Emma Navarro is the rare modern American who chose the slow lane on purpose. Born in New York and raised in Charleston, she played two seasons at the University of Virginia — winning the NCAA Singles Championship in 2021 — before turning pro and committing to a multi-year build under longtime coach Peter Ayers, who has guided her since her teens. Rather than chase main-draw wildcards, she logged ITF events through 2023, and the deliberate apprenticeship paid off: the WTA named her the 2024 Most Improved Player of the Year.
The game is resistance, not raw power. A right-hander with a clean two-handed backbone off both wings, Navarro lives on elite footwork, depth, and a return that turns first-strike opponents into rally-by-rally grinders. She rarely beats herself — the value is in the error count she forces, not the winners she hits — and against bigger hitters like Aryna Sabalenka or Coco Gauff, her ceiling has always been a function of how long she can make the point.
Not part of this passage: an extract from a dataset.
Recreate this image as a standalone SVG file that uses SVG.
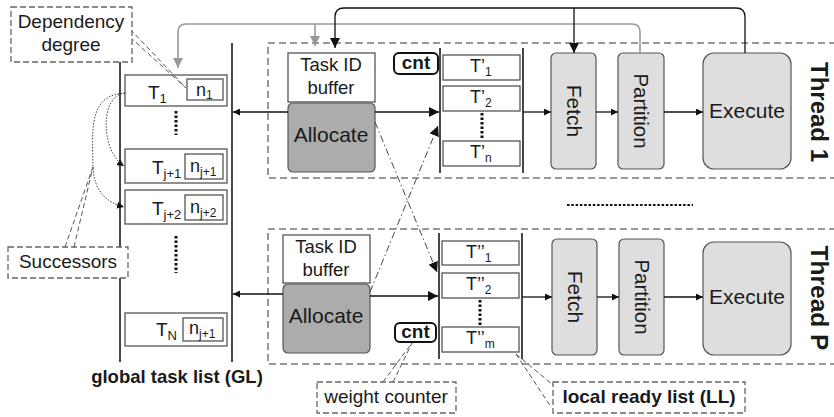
<svg xmlns="http://www.w3.org/2000/svg" width="834" height="417" viewBox="0 0 834 417">
  <style>
    text { font-family: "Liberation Sans", Arial, sans-serif; fill: #1a1a1a; }
    .b { font-weight: bold; }
    .call { fill: #fff; stroke: #666; stroke-width: 1.3; stroke-dasharray: 6 3; }
    .callLine { fill: none; stroke: #555; stroke-width: 1; stroke-dasharray: 5 3; }
    .thread { fill: none; stroke: #777; stroke-width: 1.5; stroke-dasharray: 7 4; }
    .entry { fill: #fff; stroke: #555; stroke-width: 1.3; }
    .rail { stroke: #333; stroke-width: 1.8; }
    .alloc { fill: #acacac; stroke: #555; stroke-width: 1.2; }
    .stage { fill: #dedede; stroke: #555; stroke-width: 1.2; }
    .cnt { fill: #fff; stroke: #111; stroke-width: 2; }
    .flow { fill: none; stroke: #111; stroke-width: 1.3; }
    .gray { fill: none; stroke: #999; stroke-width: 1.6; }
    .dashdot { fill: none; stroke: #444; stroke-width: 1; stroke-dasharray: 7 3 1.5 3; }
    .dots { stroke: #111; stroke-width: 3; stroke-dasharray: 2.5 2; }
    .succ { fill: none; stroke: #444; stroke-width: 1; stroke-dasharray: 1.5 1.5; }
  </style>
  <defs>
    <marker id="ah" viewBox="0 0 10 10" refX="10" refY="5" markerWidth="7" markerHeight="7" markerUnits="userSpaceOnUse" orient="auto">
      <path d="M0,0 L10,5 L0,10 z" fill="#111"/>
    </marker>
    <marker id="ahBig" viewBox="0 0 10 10" refX="10" refY="5" markerWidth="10" markerHeight="10" markerUnits="userSpaceOnUse" orient="auto">
      <path d="M0,0 L10,5 L0,10 z" fill="#111"/>
    </marker>
    <marker id="ahGray" viewBox="0 0 10 10" refX="10" refY="5" markerWidth="10" markerHeight="10" markerUnits="userSpaceOnUse" orient="auto">
      <path d="M0,0 L10,5 L0,10 z" fill="#999"/>
    </marker>
  </defs>

  <!-- thread frames -->
  <rect class="thread" x="268" y="43" width="580" height="135"/>
  <rect class="thread" x="268" y="229" width="580" height="135"/>
  <line x1="567" y1="205" x2="693" y2="205" stroke="#111" stroke-width="2" stroke-dasharray="2.5 1.8"/>

  <!-- global task list -->
  <g id="global-list">
    <line class="rail" x1="120" y1="55" x2="120" y2="362"/>
    <line class="rail" x1="232" y1="43" x2="232" y2="362"/>
    <g id="gl-t1">
      <rect class="entry" x="125" y="75" width="102" height="31"/>
      <rect class="entry" x="187" y="79" width="36" height="21"/>
      <text x="148" y="99" font-size="19">T<tspan font-size="13" dy="4">1</tspan></text>
      <text x="196" y="96" font-size="18">n<tspan font-size="12" dy="3">1</tspan></text>
    </g>
    <line class="dots" x1="176" y1="111" x2="176" y2="135"/>
    <g id="gl-tj1">
      <rect class="entry" x="125" y="149" width="102" height="34"/>
      <rect class="entry" x="185" y="154" width="38" height="25"/>
      <text x="152" y="174" font-size="19">T<tspan font-size="13" dy="4">j+1</tspan></text>
      <text x="190" y="172" font-size="18">n<tspan font-size="12" dy="4">j+1</tspan></text>
    </g>
    <g id="gl-tj2">
      <rect class="entry" x="125" y="190" width="102" height="34"/>
      <rect class="entry" x="185" y="195" width="38" height="25"/>
      <text x="152" y="215" font-size="19">T<tspan font-size="13" dy="4">j+2</tspan></text>
      <text x="190" y="213" font-size="18">n<tspan font-size="12" dy="4">j+2</tspan></text>
    </g>
    <line class="dots" x1="176" y1="236" x2="176" y2="273"/>
    <g id="gl-tn">
      <rect class="entry" x="125" y="313" width="102" height="33"/>
      <rect class="entry" x="183" y="318" width="40" height="23"/>
      <text x="156" y="336" font-size="19">T<tspan font-size="13" dy="4">N</tspan></text>
      <text x="189" y="334" font-size="18">n<tspan font-size="12" dy="4">j+1</tspan></text>
    </g>
    <text class="b" x="177" y="383" font-size="18.5" text-anchor="middle">global task list (GL)</text>
  </g>

  <!-- thread 1 -->
  <g id="thread1">
    <g id="t1-buffer">
      <rect class="entry" x="288" y="53" width="87" height="49"/>
      <text x="331" y="71" font-size="18.5" text-anchor="middle">Task ID</text>
      <text x="331" y="94" font-size="18.5" text-anchor="middle">buffer</text>
    </g>
    <g id="t1-allocate">
      <rect class="alloc" x="288" y="103" width="87" height="69" rx="5"/>
      <text x="331" y="142" font-size="21" text-anchor="middle">Allocate</text>
    </g>
    <g id="t1-cnt">
      <rect class="cnt" x="394" y="53" width="44" height="21" rx="5"/>
      <text class="b" x="416" y="69" font-size="19" text-anchor="middle">cnt</text>
    </g>
    <g id="t1-ll">
      <line class="rail" x1="440" y1="48" x2="440" y2="173"/>
      <line class="rail" x1="523" y1="48" x2="523" y2="173"/>
      <rect class="entry" x="443" y="55" width="77" height="25"/>
      <text x="470" y="72" font-size="18">T’<tspan font-size="12" dy="4">1</tspan></text>
      <rect class="entry" x="443" y="86" width="77" height="25"/>
      <text x="470" y="103" font-size="18">T’<tspan font-size="12" dy="4">2</tspan></text>
      <line class="dots" x1="482" y1="113" x2="482" y2="138"/>
      <rect class="entry" x="443" y="141" width="77" height="25"/>
      <text x="470" y="158" font-size="18">T’<tspan font-size="12" dy="4">n</tspan></text>
    </g>
    <g id="t1-fetch">
      <rect class="stage" x="551" y="53" width="45" height="116" rx="5"/>
      <text transform="translate(574,111) rotate(90)" y="7" font-size="21" text-anchor="middle">Fetch</text>
    </g>
    <g id="t1-partition">
      <rect class="stage" x="618" y="53" width="46" height="116" rx="5"/>
      <text transform="translate(641,111) rotate(90)" y="7" font-size="20.5" text-anchor="middle">Partition</text>
    </g>
    <g id="t1-execute">
      <rect class="stage" x="703" y="53" width="88" height="116" rx="11"/>
      <text x="747" y="118" font-size="21" text-anchor="middle">Execute</text>
    </g>
    <text class="b" transform="translate(819,112) rotate(90)" y="8" font-size="24" text-anchor="middle">Thread 1</text>
  </g>

  <!-- thread P -->
  <g id="threadP">
    <g id="tp-buffer">
      <rect class="entry" x="283" y="235" width="87" height="48"/>
      <text x="326" y="253" font-size="18.5" text-anchor="middle">Task ID</text>
      <text x="326" y="276" font-size="18.5" text-anchor="middle">buffer</text>
    </g>
    <g id="tp-allocate">
      <rect class="alloc" x="283" y="284" width="87" height="69" rx="5"/>
      <text x="326" y="323" font-size="21" text-anchor="middle">Allocate</text>
    </g>
    <g id="tp-cnt">
      <rect class="cnt" x="395" y="323" width="41" height="19" rx="5"/>
      <text class="b" x="415.5" y="338" font-size="19" text-anchor="middle">cnt</text>
    </g>
    <g id="tp-ll">
      <line class="rail" x1="439" y1="233" x2="439" y2="359"/>
      <line class="rail" x1="522" y1="233" x2="522" y2="359"/>
      <rect class="entry" x="442" y="241" width="77" height="24"/>
      <text x="466" y="258" font-size="18">T’’<tspan font-size="12" dy="4">1</tspan></text>
      <rect class="entry" x="442" y="273" width="77" height="25"/>
      <text x="466" y="290" font-size="18">T’’<tspan font-size="12" dy="4">2</tspan></text>
      <line class="dots" x1="480" y1="300" x2="480" y2="325"/>
      <rect class="entry" x="442" y="327" width="77" height="25"/>
      <text x="466" y="344" font-size="18">T’’<tspan font-size="12" dy="4">m</tspan></text>
    </g>
    <g id="tp-fetch">
      <rect class="stage" x="552" y="239" width="45" height="116" rx="5"/>
      <text transform="translate(574.5,297) rotate(90)" y="7" font-size="21" text-anchor="middle">Fetch</text>
    </g>
    <g id="tp-partition">
      <rect class="stage" x="619" y="239" width="45" height="116" rx="5"/>
      <text transform="translate(641.5,297) rotate(90)" y="7" font-size="20.5" text-anchor="middle">Partition</text>
    </g>
    <g id="tp-execute">
      <rect class="stage" x="703" y="242" width="88" height="113" rx="11"/>
      <text x="747" y="304" font-size="21" text-anchor="middle">Execute</text>
    </g>
    <text class="b" transform="translate(819,298) rotate(90)" y="8" font-size="24.5" text-anchor="middle">Thread P</text>
  </g>

  <!-- connectors -->
  <g id="connectors">
    <!-- allocate to global list -->
    <line class="flow" x1="288" y1="112" x2="233" y2="112" marker-end="url(#ah)"/>
    <line class="flow" x1="283" y1="294" x2="233" y2="294" marker-end="url(#ah)"/>
    <!-- allocate to local lists -->
    <line class="flow" x1="375" y1="112" x2="439" y2="112" marker-end="url(#ahBig)"/>
    <line class="flow" x1="370" y1="296" x2="438" y2="296" marker-end="url(#ahBig)"/>
    <!-- pipeline, thread 1 -->
    <line class="flow" x1="523" y1="112" x2="551" y2="112" marker-end="url(#ah)"/>
    <line class="flow" x1="596" y1="112" x2="618" y2="112" marker-end="url(#ah)"/>
    <line class="flow" x1="664" y1="112" x2="703" y2="112" marker-end="url(#ah)"/>
    <!-- pipeline, thread P -->
    <line class="flow" x1="522" y1="297" x2="552" y2="297" marker-end="url(#ah)"/>
    <line class="flow" x1="597" y1="297" x2="619" y2="297" marker-end="url(#ah)"/>
    <line class="flow" x1="664" y1="297" x2="703" y2="297" marker-end="url(#ah)"/>
    <!-- cross-thread allocation -->
    <line class="dashdot" x1="375" y1="122" x2="437" y2="272" marker-end="url(#ahBig)"/>
    <line class="dashdot" x1="370" y1="292" x2="438" y2="126" marker-end="url(#ahBig)"/>
    <!-- feedback from partition (gray) -->
    <path class="gray" d="M640,53 V32 Q640,24 632,24 H186 Q178,24 178,32 V68" marker-end="url(#ahGray)"/>
    <line class="gray" x1="315" y1="24" x2="315" y2="46" marker-end="url(#ahGray)"/>
    <!-- feedback from execute (black) -->
    <path class="flow" d="M745,53 V17 Q745,8 736,8 H344 Q335,8 335,17 V48" marker-end="url(#ahBig)"/>
    <line class="flow" x1="574" y1="8" x2="574" y2="53" marker-end="url(#ahBig)"/>
    <!-- successor links -->
    <path class="succ" d="M125,93 C100,95 100,150 124,166" marker-end="url(#ah)"/>
    <path class="succ" d="M125,93 C90,95 92,125 93,167 C94,190 105,202 124,207" marker-end="url(#ah)"/>
  </g>

  <!-- annotations -->
  <g id="note-dependency">
    <path class="callLine" d="M130,29 L186,88 M130,37 L186,88"/>
    <rect class="call" x="11" y="7" width="121" height="55"/>
    <text x="71" y="28" font-size="19" text-anchor="middle">Dependency</text>
    <text x="71" y="51" font-size="19" text-anchor="middle">degree</text>
  </g>
  <g id="note-successors">
    <path class="callLine" d="M65,247 L93,167 M74,247 L93,167"/>
    <rect class="call" x="8" y="247" width="120" height="31"/>
    <text x="68" y="268" font-size="19" text-anchor="middle">Successors</text>
  </g>
  <g id="note-weight">
    <path class="callLine" d="M383,382 L412,343 M393,382 L412,343"/>
    <rect class="call" x="317" y="382" width="139" height="31"/>
    <text x="386" y="403" font-size="19" text-anchor="middle">weight counter</text>
  </g>
  <g id="note-local">
    <path class="callLine" d="M516,354 L553,385 M516,354 L551,407"/>
    <rect class="call" x="553" y="382" width="192" height="31"/>
    <text class="b" x="649" y="403" font-size="19" text-anchor="middle">local ready list (LL)</text>
  </g>
</svg>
The breakthrough was 2024. She reached the US Open semifinals and the Wimbledon quarterfinals, beating Gauff along the way, and climbed into the top 10 — a career-high inside the world's elite that validated the whole no-shortcuts blueprint. She backed it up with a run to Olympic and tour-level latitude that few college-path players ever reach, cementing herself as a fixture in the American depth chart alongside Jessica Pegula and Madison Keys.
The current beat is a reset. Sitting at No. 25, Navarro is working back toward the top tier she cracked in 2024, with the clay-to-grass swing — Roland-Garros and the run into Wimbledon — as the proving ground for whether the grinder's blueprint scales a second time.